Assuming you mean LINQ to Objects, it basically keeps a set of all the results it's returned so far, and only yields the "current" item if it hasn't been yielded before. So the results are in the original order, with duplicates removed. Something like this (except with error checking etc):

public static IEnumerable<T> Distinct<T>(this IEnumerable<T> source)
{
    HashSet<T> set = new HashSet<T>();

    foreach (T item in source)
    {
        if (set.Add(item))
        {
            // New item, so yield it
            yield return item;
        }
    }
}

This isn't guaranteed - but I can't imagine any more sensible implementation. This allows Distinct() to be as lazy as it can be - data is returned as soon as it can be, and only the minimum amount of data is buffered.

Relying on this would be a bad idea, but it can be instructive to know how the current implementation (apparently) works. In particular, you can easily observe that it starts returning data before exhausting the original sequence, simply by creating a source which logs when it produces data to be consumed by Distinct, and also logging when you receive data from Distinct.

Jon Skeet
  • 1,421,763
  • 867
  • 9,128
  • 9,194
  • 3
    You could also just add your own extension method (e.g. DistinctOrdered) with the implementation Jon provided. That way you would always have an implementation with a defined order regardless of the .NET Framework version. – Karsten Nov 04 '15 at 19:37
  • adding to the [Jon Skeet Facts](http://meta.stackexchange.com/questions/9134/jon-skeet-facts) - The [.NET Reference Source](https://referencesource.microsoft.com/#System.Core/System/Linq/Enumerable.cs,4ab583c7d8e84d6d) is based on Jon Skeet's answers – Slai Jan 17 '17 at 17:19
8

The docs say:

"The result sequence is unordered."

Gabriel Magana
  • 4,338
  • 24
  • 23
  • I know this.

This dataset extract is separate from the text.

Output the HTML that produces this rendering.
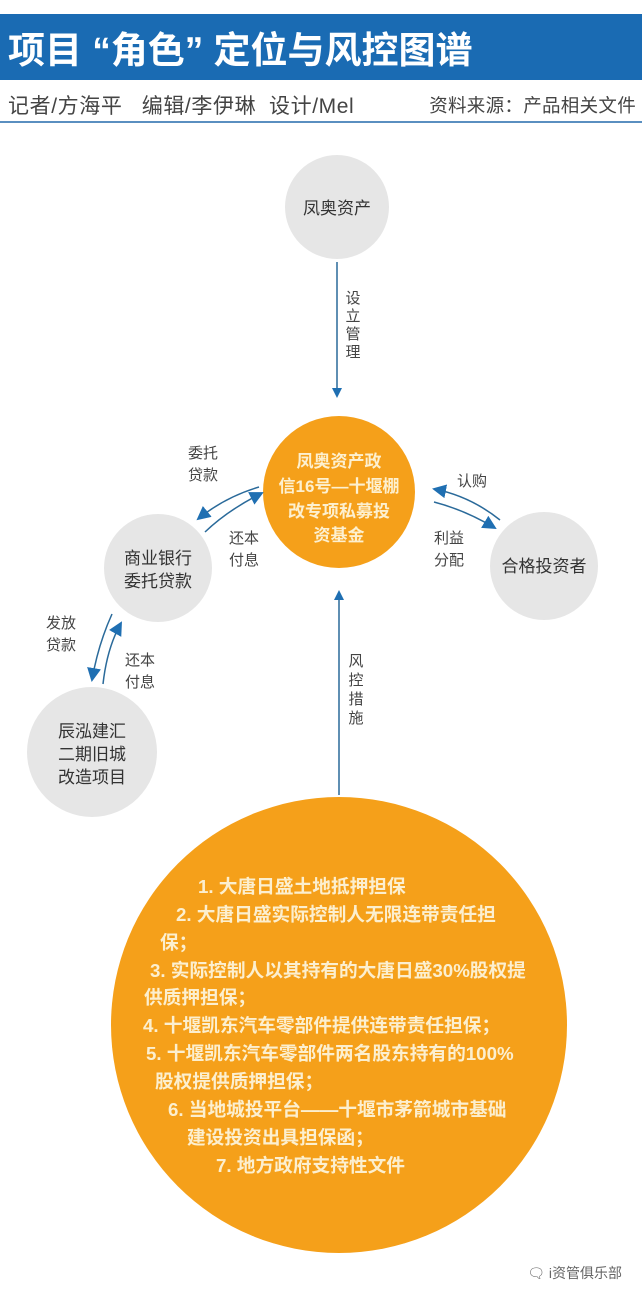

My point is that the notion that the order is "random" really doesn't hold water... unless the method is something completely foreign to me. – Matthew Nov 05 '10 at 20:52
  • 4
    @matthew: Ok, but you ask "Can I never count on any order?" Since the docs clearly state that the result is unordered, then you cannot count on any order. If it is in a certain order today, with the next .NET bugfix that may change, since there is no order guarantee. – Gabriel Magana Nov 05 '10 at 20:54
  • 1
    @matthew: Check Jon's answer. At best, the order is the same order the data came in, but as everyone has been saying, and as per the docs, there is no guarantee of any particular order. If you need order, add a OrderBy to the Linq, eg. `var result = sourceItems.Distinct().OrderBy(item => item.ValueToOrderOn)` – Will Nov 05 '10 at 21:04
3

You can never count on any order. It would be entirely permissible for LINQ to implement this using hash tables (and indeed, I believe it IS implemented that way in .NET 4).

Billy ONeal
  • 104,103
  • 58
  • 317
  • 552
1

The Distinct method doesn't officially guarantee an order as far as I know, although in practice the LINQ to Objects implementation returns the groups in the order they first appear in the source enumerable.

If you use LINQ to SQL for example then it is up to the database to decide what order it wishes to return the results in and then you should not rely on this order even being consistent from one call to the next.

Mark Byers
  • 811,555
  • 193
  • 1,581
  • 1,452
1

At a guess it's using a hash table to produce the set of distinct keys, and producing the output in order by the hashes.

Jerry Coffin
  • 476,176
  • 80
  • 629
  • 1,111